I wish I could second DaveJ’s optimism regarding New Orleans, but I can’t. And everyone of my aquaintance knows I am the perpetual ray of sunshine in the midst of any disaster. When Ivan hit here, for example, there was destruction of a magnitude I’ve never imagined being a part of. But there were plenty of things still standing. Plenty of foundations to build on. Plenty of roofs torn up, but fixable. The views of New Orleans don’t hold that same ‘we’ll go from here’ promise. When a wall comes down, a roof flies off or, God forbid, your house is wiped from it’s slab, you can put up a new one. Your neighbor may well still have his house, his roof, something standing around you. Even in Grand Lagoon, the complete devastation held out hope. But miles and miles of houses underwater. Damn. A roof goes, you put it back on. Your house floods to the eaves, it has to come completely down. Your roof goes, your neighbor still has his. Your house floods to the eaves, so does your neighbor’s. And his neighbor’s, and so on, for miles. All those roofs peeking above the waters are houses that may as well have been flattened. They are just as gone, even though standing. All those MILES of houses.
The looters in the city will shortly be turning that city into an island of savages. The city administration has said to every resident ‘get out’. EVERY resident. Well, they can’t. And shortly, as you try on your new Nikes, you’ll realize that the 46 inch TV you just stole can’t be eaten. But your neighbor hit the Robert’s supermarket. He has food and something to drink. And you’ll be going to get it. God Almighty, I can’t imagine it. Two weeks to get just the water out. Before anything can even start go in. The human toll will be beyond imagining.
Essential to the human condition is hope. I know that. I know there’s hope that New Orleans will rise from this. The skyscrapers still stand. The new stuff. But the Bywater, the Marigny and the little ratty parts of the city I love are irrevocably tied to those ramshackle houses; now, those roofs lined up like stepping stones across a brook. You can rebuild…something there. But you can’t replace it. Or the people who opened their arms to us.

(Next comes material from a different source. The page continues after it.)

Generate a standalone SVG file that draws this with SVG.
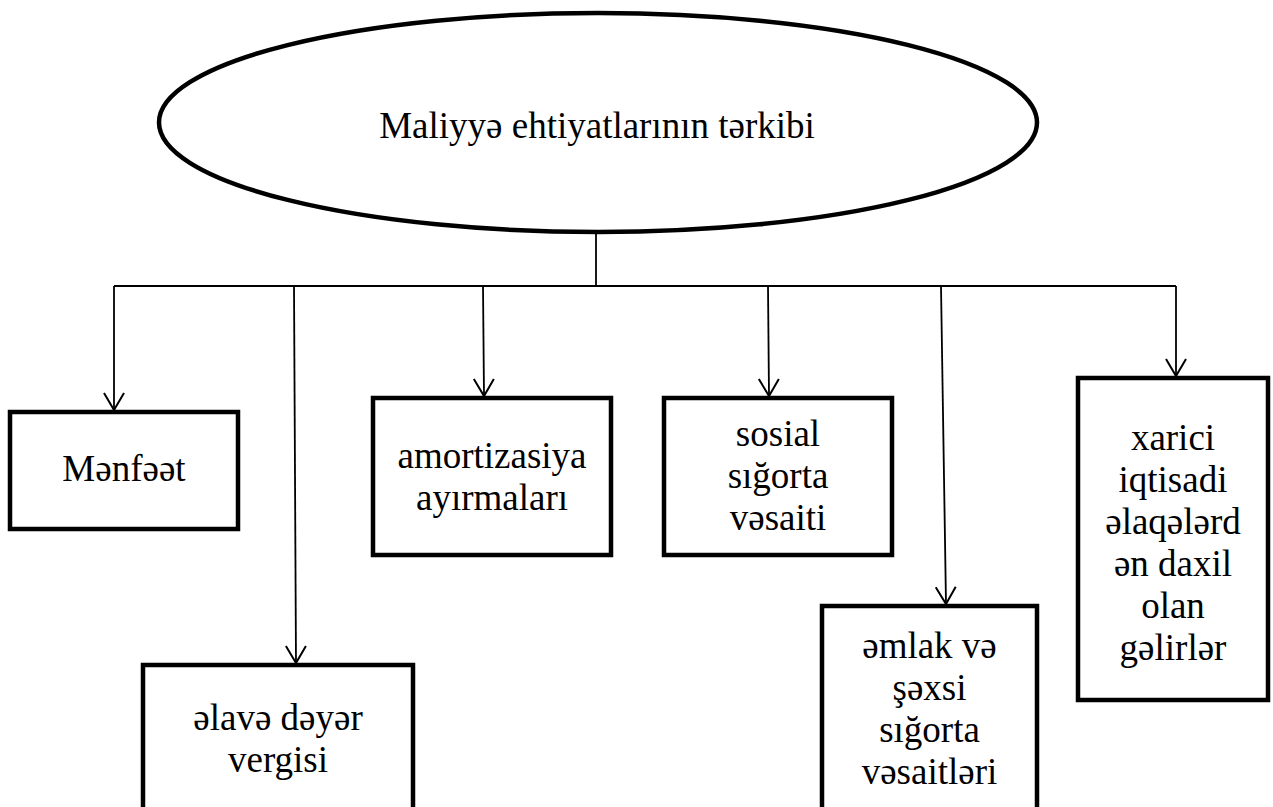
<svg xmlns="http://www.w3.org/2000/svg" width="1273" height="807" viewBox="0 0 1273 807">
<style>
  .node { fill: #ffffff; stroke: #000000; stroke-width: 4.5; }
  .lbl { font-family: "Times New Roman", Times, "Liberation Serif", Tinos, "DejaVu Serif", "Noto Serif", serif; font-size: 37px; fill: #000000; text-anchor: middle; }
  .conn { fill: none; stroke: #000000; stroke-width: 1.8; }
</style>
<defs>
  <marker id="arr" markerUnits="userSpaceOnUse" markerWidth="40" markerHeight="40" refX="0" refY="0" orient="auto" overflow="visible">
    <path d="M -17 -10 L 0 0 L -17 10" fill="none" stroke="#000000" stroke-width="2"/>
  </marker>
</defs>
<rect x="0" y="0" width="1273" height="807" fill="#ffffff"/>

<g id="connectors">
  <line class="conn" x1="596" y1="232" x2="596" y2="286"/>
  <line class="conn" x1="114" y1="286" x2="1176" y2="286"/>
  <line class="conn" x1="114" y1="286" x2="114" y2="410" marker-end="url(#arr)"/>
  <line class="conn" x1="294" y1="286" x2="296" y2="663" marker-end="url(#arr)"/>
  <line class="conn" x1="483" y1="286" x2="484" y2="396" marker-end="url(#arr)"/>
  <line class="conn" x1="768" y1="286" x2="769" y2="396" marker-end="url(#arr)"/>
  <line class="conn" x1="941" y1="286" x2="946" y2="604" marker-end="url(#arr)"/>
  <line class="conn" x1="1176" y1="286" x2="1176" y2="376" marker-end="url(#arr)"/>
</g>

<g id="root">
  <ellipse class="node" cx="598" cy="122.5" rx="439" ry="109.5"/>
  <text class="lbl" x="597" y="138">Maliyyə ehtiyatlarının tərkibi</text>
</g>

<g id="menfeet">
  <rect class="node" x="10" y="412" width="228" height="117"/>
  <text class="lbl" x="124" y="481">Mənfəət</text>
</g>

<g id="elave">
  <rect class="node" x="143" y="665" width="270" height="160"/>
  <text class="lbl" x="278" y="730">əlavə dəyər</text>
  <text class="lbl" x="278" y="772">vergisi</text>
</g>

<g id="amortizasiya">
  <rect class="node" x="373" y="398" width="238" height="157"/>
  <text class="lbl" x="492" y="468">amortizasiya</text>
  <text class="lbl" x="492" y="510">ayırmaları</text>
</g>

<g id="sosial">
  <rect class="node" x="664" y="398" width="228" height="157"/>
  <text class="lbl" x="778" y="446">sosial</text>
  <text class="lbl" x="778" y="488">sığorta</text>
  <text class="lbl" x="778" y="530">vəsaiti</text>
</g>

<g id="emlak">
  <rect class="node" x="822" y="606" width="215" height="220"/>
  <text class="lbl" x="929.5" y="658">əmlak və</text>
  <text class="lbl" x="929.5" y="700">şəxsi</text>
  <text class="lbl" x="929.5" y="742">sığorta</text>
  <text class="lbl" x="929.5" y="784">vəsaitləri</text>
</g>

<g id="xarici">
  <rect class="node" x="1078" y="378" width="190" height="322"/>
  <text class="lbl" x="1173" y="450">xarici</text>
  <text class="lbl" x="1173" y="492">iqtisadi</text>
  <text class="lbl" x="1173" y="534">əlaqələrd</text>
  <text class="lbl" x="1173" y="576">ən daxil</text>
  <text class="lbl" x="1173" y="618">olan</text>
  <text class="lbl" x="1173" y="660">gəlirlər</text>
</g>
</svg>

6 Responses to “When the Witch of September Comes Early.”

  1. Lisa says:

    I know, ths. I’ve been obsessively clicking on hundreds of pictures all day, and all I can think of is “Where is the water going to go?”
    When Andrew hit, there was dry land. Nothing ON it, mind you, but it was land and they could put new things there, i.e., refugee camps, Red Cross stations, insurance claims stations, etc. Even in Biloxi and Gulf Shores, there’s still LAND.
    But in New Orleans, nothing. No place for the Red Cross, no place for the military, nothing. I can’t imagine what they’re going to do.

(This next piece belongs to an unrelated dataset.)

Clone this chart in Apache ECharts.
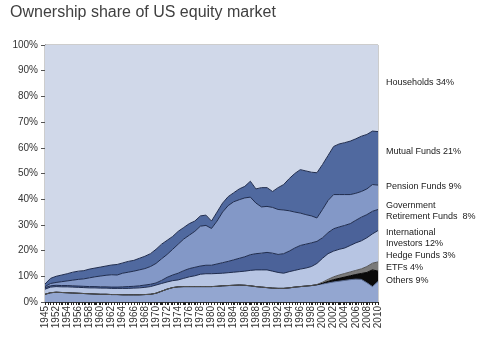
<!DOCTYPE html>
<html>
<head>
<meta charset="utf-8">
<script src="https://cdn.jsdelivr.net/npm/echarts@6/dist/echarts.min.js"></script>
<style>
html,body{margin:0;padding:0;background:#fff;}
#chart{width:500px;height:342px;}
</style>
</head>
<body>
<div id="chart"></div>
<script>
// Categories (annual points; second point sits between 1945 and 1952)
const years = ["1945","1949","1952","1953","1954","1955","1956","1957","1958","1959","1960","1961","1962","1963","1964","1965","1966","1967","1968","1969","1970","1971","1972","1973","1974","1975","1976","1977","1978","1979","1980","1981","1982","1983","1984","1985","1986","1987","1988","1989","1990","1991","1992","1993","1994","1995","1996","1997","1998","1999","2000","2001","2002","2003","2004","2005","2006","2007","2008","2009","2010"];

// Ownership shares, % (bottom of stack first)
const others = [3.0,3.6,3.8,3.7,3.6,3.5,3.4,3.3,3.2,3.1,3.0,3.0,2.9,2.9,2.8,2.8,2.8,2.8,2.9,3.0,3.4,4.2,5.0,5.6,5.9,6.0,6.0,6.0,6.0,6.0,6.0,6.1,6.3,6.4,6.5,6.6,6.5,6.3,6.0,5.8,5.6,5.4,5.3,5.3,5.5,5.8,6.0,6.2,6.4,6.7,7.0,7.4,7.8,8.1,8.4,8.7,8.9,8.8,7.5,6.0,8.0];
const etfs = [0,0,0,0,0,0,0,0,0,0,0,0,0,0,0,0,0,0,0,0,0,0,0,0,0,0,0,0,0,0,0,0,0,0,0,0,0,0,0,0,0,0,0,0,0,0,0,0,0,0,0.3,0.6,0.9,1.1,1.3,1.5,1.8,2.3,4.0,6.5,4.0];
const hedgeFunds = [0,0,0,0,0,0,0,0,0,0,0,0,0,0,0,0,0,0,0,0,0,0,0,0,0,0,0,0,0,0,0,0,0,0,0,0,0,0,0,0,0,0,0,0,0,0,0,0,0,0.1,0.4,0.8,1.1,1.3,1.4,1.5,1.6,1.8,2.3,2.6,3.6];
const international = [2.0,2.2,2.2,2.2,2.3,2.3,2.3,2.3,2.3,2.4,2.4,2.4,2.4,2.4,2.5,2.5,2.6,2.7,2.8,3.0,3.2,3.0,2.8,2.7,2.7,3.2,3.8,4.2,4.8,5.0,5.0,5.0,4.9,5.0,5.1,5.2,5.5,6.0,6.5,6.7,6.9,6.6,6.2,5.9,6.3,6.5,6.8,7.0,7.4,8.2,9.3,10.0,10.0,10.0,9.9,10.3,10.7,10.9,11.2,11.4,12.2];
const govRetirement = [0.6,0.5,0.5,0.5,0.5,0.5,0.5,0.5,0.5,0.5,0.5,0.5,0.5,0.5,0.6,0.7,0.7,0.8,0.9,0.9,0.8,1.2,1.8,2.2,2.6,3.0,3.2,3.3,3.2,3.3,3.3,3.7,4.1,4.4,4.8,5.2,5.6,6.1,6.3,6.5,6.8,7.0,7.0,7.6,8.0,8.7,9.2,9.3,9.2,8.6,8.0,8.2,8.7,8.7,8.8,8.5,8.8,9.2,9.0,8.8,8.2];
const pensionFunds = [0.4,0.9,1.1,1.5,1.8,2.2,2.6,2.9,3.4,3.8,4.2,4.5,4.8,4.7,5.3,5.6,5.9,6.2,6.4,6.9,7.6,8.4,8.9,10.0,11.3,12.3,13.0,14.0,15.5,15.5,14.3,16.7,19.7,21.7,22.6,22.8,22.9,22.4,19.7,18.0,17.9,17.8,17.5,17.0,15.7,14.0,12.6,11.5,10.5,9.1,11.0,12.5,13.3,12.6,12.0,11.3,10.5,10.0,10.0,10.4,9.5];
const mutualFunds = [1.0,2.0,2.4,2.6,2.8,3.1,3.2,3.2,3.4,3.4,3.5,3.6,3.8,4.1,4.0,4.2,4.2,4.5,4.8,5.0,5.5,5.7,5.5,5.0,5.0,4.5,4.5,4.0,4.0,4.0,2.9,3.5,3.5,3.5,3.5,4.2,4.5,6.2,5.5,7.5,7.3,6.2,8.5,9.9,12.5,15.0,16.9,17.0,17.0,17.6,17.5,17.5,18.7,19.7,20.2,20.8,21.2,21.5,21.2,20.8,20.8];
const households = [93.0,90.8,90.0,89.5,89.0,88.4,88.0,87.8,87.2,86.8,86.4,86.0,85.6,85.4,84.8,84.2,83.8,83.0,82.2,81.2,79.5,77.5,76.0,74.5,72.5,71.0,69.5,68.5,66.5,66.2,68.5,65.0,61.5,59.0,57.5,56.0,55.0,53.0,56.0,55.5,55.5,57.0,55.5,54.3,52.0,50.0,48.5,49.0,49.5,49.7,46.5,43.0,39.5,38.5,38.0,37.4,36.5,35.5,34.8,33.5,33.7];

// Right-hand annotations
const notes = [
  ["Households 34%"],
  ["Mutual Funds 21%"],
  ["Pension Funds 9%"],
  ["Government","Retirement Funds  8%"],
  ["International","Investors 12%"],
  ["Hedge Funds 3%"],
  ["ETFs 4%"],
  ["Others 9%"]
];
const noteY = [83, 152, 187, 211, 238, 256, 268, 281];

const FONT = "'Liberation Sans', Arial, sans-serif";

const seriesDefs = [
  {name:"Others", data:others, fill:"#93A6D0", line:"#56688f"},
  {name:"ETFs", data:etfs, fill:"#0a0a0a", line:"#000000"},
  {name:"Hedge Funds", data:hedgeFunds, fill:"#7a7a7a", line:"#555555"},
  {name:"International Investors", data:international, fill:"#B7C5E3", line:"#1e2b4d"},
  {name:"Government Retirement Funds", data:govRetirement, fill:"#4B6299", line:"#1e2b4d"},
  {name:"Pension Funds", data:pensionFunds, fill:"#8398C7", line:"#1e2b4d"},
  {name:"Mutual Funds", data:mutualFunds, fill:"#50699F", line:"#1e2b4d"},
  {name:"Households", data:households, fill:"#D0D8E9", line:"#D0D8E9"}
];

const chart = echarts.init(document.getElementById('chart'), null, {renderer:'canvas'});

const graphics = notes.map((lines, i) => ({
  type:'text', left:386, top: noteY[i] - (lines.length*11)/2,
  style:{text:lines.join('\n'), font:"9px " + FONT, fill:'#1a1a1a', lineHeight:11}
}));

chart.setOption({
  animation:false,
  title:{
    text:'Ownership share of US equity market',
    left:5, top:0,
    textStyle:{fontFamily:FONT, fontSize:16, fontWeight:'normal', color:'#404040'}
  },
  grid:{left:45, right:122, top:45, bottom:40, show:true, borderColor:'#9a9a9a', borderWidth:1, backgroundColor:'transparent'},
  xAxis:[{
    type:'category', data:years, boundaryGap:false,
    axisLine:{lineStyle:{color:'#333', width:1}},
    axisTick:{show:true, interval:0, length:3, lineStyle:{color:'#222', width:1}},
    axisLabel:{interval:1, rotate:90, fontFamily:FONT, fontSize:10, color:'#333', margin:4}
  },{
    // fine minor tick marks along the base (no labels)
    type:'value', position:'bottom', min:0, max:116, interval:1,
    axisLine:{show:false}, splitLine:{show:false},
    axisTick:{show:true, length:3, lineStyle:{color:'#222', width:1}},
    axisLabel:{show:false}
  }],
  yAxis:{
    type:'value', min:0, max:100, interval:10,
    axisLine:{show:true, lineStyle:{color:'#555'}},
    axisTick:{show:true, length:4, lineStyle:{color:'#555'}},
    splitLine:{show:false},
    axisLabel:{formatter:'{value}%', fontFamily:FONT, fontSize:10, color:'#333', margin:7}
  },
  graphic: graphics,
  series: seriesDefs.map(s => ({
    name:s.name, type:'line', stack:'total', data:s.data, xAxisIndex:0,
    showSymbol:false, symbol:'none', smooth:false,
    lineStyle:{color:s.line, width: s.name === 'Households' ? 0 : 1},
    areaStyle:{color:s.fill, opacity:1},
    itemStyle:{color:s.fill}
  }))
});
</script>
</body>
</html>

  2. Buddy of mine lives and has a little photography studio down on Desire, hope his stuff is up in the rafters of his “shotgun” house. Maybe those old Cypress-wood doors will hold-up. Otherwise at least with old-time photo-tech it’s basic: you need darkness which comes nightly, and basins of fluids to soak the paper in.

  3. Dave J says:

    Optimism, me? Usually, yes, but now I don’t know. I said I thought New Orleans would bounce back eventually, somehow. But I also said I think it’s going to get MUCH worse before there’s ever a chance of it getting better. I just don’t know what to say anymore.

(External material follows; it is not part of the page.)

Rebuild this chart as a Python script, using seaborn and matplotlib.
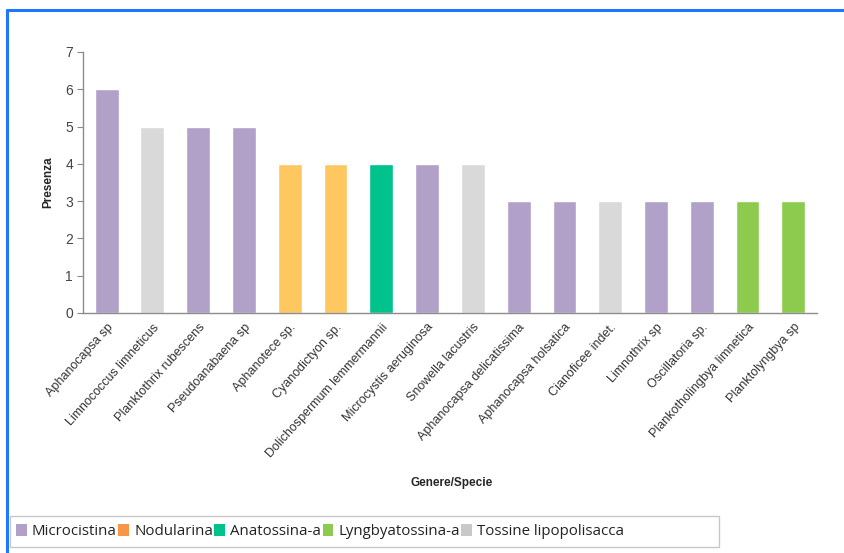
import pandas as pd
import matplotlib.pyplot as plt
import seaborn as sns
from matplotlib.patches import Patch, Rectangle
from matplotlib.lines import Line2D

# Dati
specie = ['Aphanocapsa sp', 'Limnococcus limneticus', 'Planktothrix rubescens',
          'Pseudoanabaena sp', 'Aphanotece sp.', 'Cyanodictyon sp.',
          'Dolichospermum lemmermannii', 'Microcystis aeruginosa', 'Snowella lacustris',
          'Aphanocapsa delicatissima', 'Aphanocapsa holsatica', 'Cianoficee indet.',
          'Limnothrix sp', 'Oscillatoria sp.', 'Plankotholingbya limnetica',
          'Planktolyngbya sp']
presenza = [6, 5, 5, 5, 4, 4, 4, 4, 4, 3, 3, 3, 3, 3, 3, 3]
tossina = ['Microcistina', 'Tossine lipopolisacca', 'Microcistina', 'Microcistina',
           'Nodularina', 'Nodularina', 'Anatossina-a', 'Microcistina',
           'Tossine lipopolisacca', 'Microcistina', 'Microcistina',
           'Tossine lipopolisacca', 'Microcistina', 'Microcistina',
           'Lyngbyatossina-a', 'Lyngbyatossina-a']
legenda = ['Microcistina', 'Nodularina', 'Anatossina-a', 'Lyngbyatossina-a',
           'Tossine lipopolisacca']

colori_barre = {'Microcistina': '#B1A0C7', 'Nodularina': '#FFC75F',
                'Anatossina-a': '#00C28C', 'Lyngbyatossina-a': '#8DCB4E',
                'Tossine lipopolisacca': '#D9D9D9'}
colori_legenda = {'Microcistina': '#B1A0C7', 'Nodularina': '#F79646',
                  'Anatossina-a': '#00C28C', 'Lyngbyatossina-a': '#8DCB4E',
                  'Tossine lipopolisacca': '#C8C8C8'}

df = pd.DataFrame({'Specie': specie, 'Presenza': presenza, 'Tossina': tossina})

sns.set_style('white')
plt.rcParams['font.family'] = ['Liberation Sans', 'DejaVu Sans']

fig = plt.figure(figsize=(8.45, 5.53), dpi=100)
ax = fig.add_axes([0.098, 0.434, 0.869, 0.472])

sns.barplot(data=df, x='Specie', y='Presenza', hue='Tossina', palette=colori_barre,
            dodge=False, width=0.52, legend=False, ax=ax, saturation=1)

ax.set_ylim(0, 7)
ax.set_yticks(range(0, 8))
ax.set_xlim(-0.52, len(specie) - 0.48)
ax.tick_params(axis='y', labelsize=10, labelcolor='#444444', length=4,
               color='#888888', direction='out', left=True, pad=3)
ax.tick_params(axis='x', length=0, pad=6)
ax.set_xticks(range(len(specie)))
ax.set_xticklabels(specie, rotation=48, ha='right', rotation_mode='anchor',
                   fontsize=9, color='#333333')
for s in ['top', 'right']:
    ax.spines[s].set_visible(False)
for s in ['left', 'bottom']:
    ax.spines[s].set_color('#8C8C8C')
    ax.spines[s].set_linewidth(1)

ax.set_ylabel('Presenza', fontsize=8.5, fontweight='bold', labelpad=8)
ax.set_xlabel('')
fig.text(0.535, 0.127, 'Genere/Specie', fontsize=8.5, fontweight='bold',
         ha='center', va='center')

# Cornice blu
fig.add_artist(Line2D([0.008, 0.008], [0, 0.982], color='#1E78FF', lw=2.2))
fig.add_artist(Line2D([0.008, 1.0], [0.982, 0.982], color='#1E78FF', lw=2.2))

# Riquadro legenda
fig.add_artist(Rectangle((10 / 845, 6 / 553), 709 / 845, 31 / 553,
                         transform=fig.transFigure, facecolor='white',
                         edgecolor='#C8C8C8', lw=1))

# Legenda
maniglie = [Patch(facecolor=colori_legenda[t], edgecolor='none') for t in legenda]
leg = fig.legend(maniglie, legenda, loc='center left', bbox_to_anchor=(0.012, 0.0385),
                 ncol=5, frameon=False, handlelength=0.7, handleheight=0.8,
                 handletextpad=0.35, columnspacing=0.1, borderaxespad=0,
                 prop={'family': 'Open Sans', 'size': 10.8})
for t in leg.get_texts():
    t.set_color('#222222')

fig.savefig('out.png', dpi=100)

  4. My heart is sinking as I watch the coverage, I checked a map where my college buddy had his house it’s a district called Faurbourg Marigny right next to the French Quarter and it’s surely just one of those rooftops – four blocks from the Mississippi and about twelve from the intercoastal waterway.
    Maybe all this water can wash-away all the old-time corruption and civic misdeeds.

  5. I hope you hear good news. Aw Keith ~ we know the Marigny well and love it. Our favorite restaurant is on Decatur; always dinner there our first night in town. It, along with the Bywater district next door, is a wonderful, old, moldy, eclectic place. Run down enough that’s it’s full of artists, writers and tres peculiar individuals because it’s still accessible housing. Well, was. We’ve always felt incredibly lucky that our first experiences with the city were in the historic outskirts, not the French Quarter tourista thing. Makes all the difference in the world. That’s the New Orleans I posted about.
    The picture in Bingley’s post below was taken just east of the Bywater looking back at downtown in the distance and broke our hearts. We know almost every block there by the braille method.

  6. I went there first for Mardi Gras – another guy and me made a break from UCSC during mid-terms in ’79 – one hella long bus-trip down California and all the way across. That’s another story, sleeping in flop-houses and doing day-labor. More recently at a conference that my wife’s work paid for (me to come along with her). Chris was doing ok for a low-key guy in a funky poor neighborhood shootin’ pictures – costs were low so he could afford to set up the studio on Desire. We knew each other from photography besides, and I shot some of the pictures for his website. He had a beat-up old POS Bronco-II with a busted door. Regular guy, pretty much a survivor. I expect he’ll bounce-back – hard not to when you lose everything but it wasn’t worth all much to start with.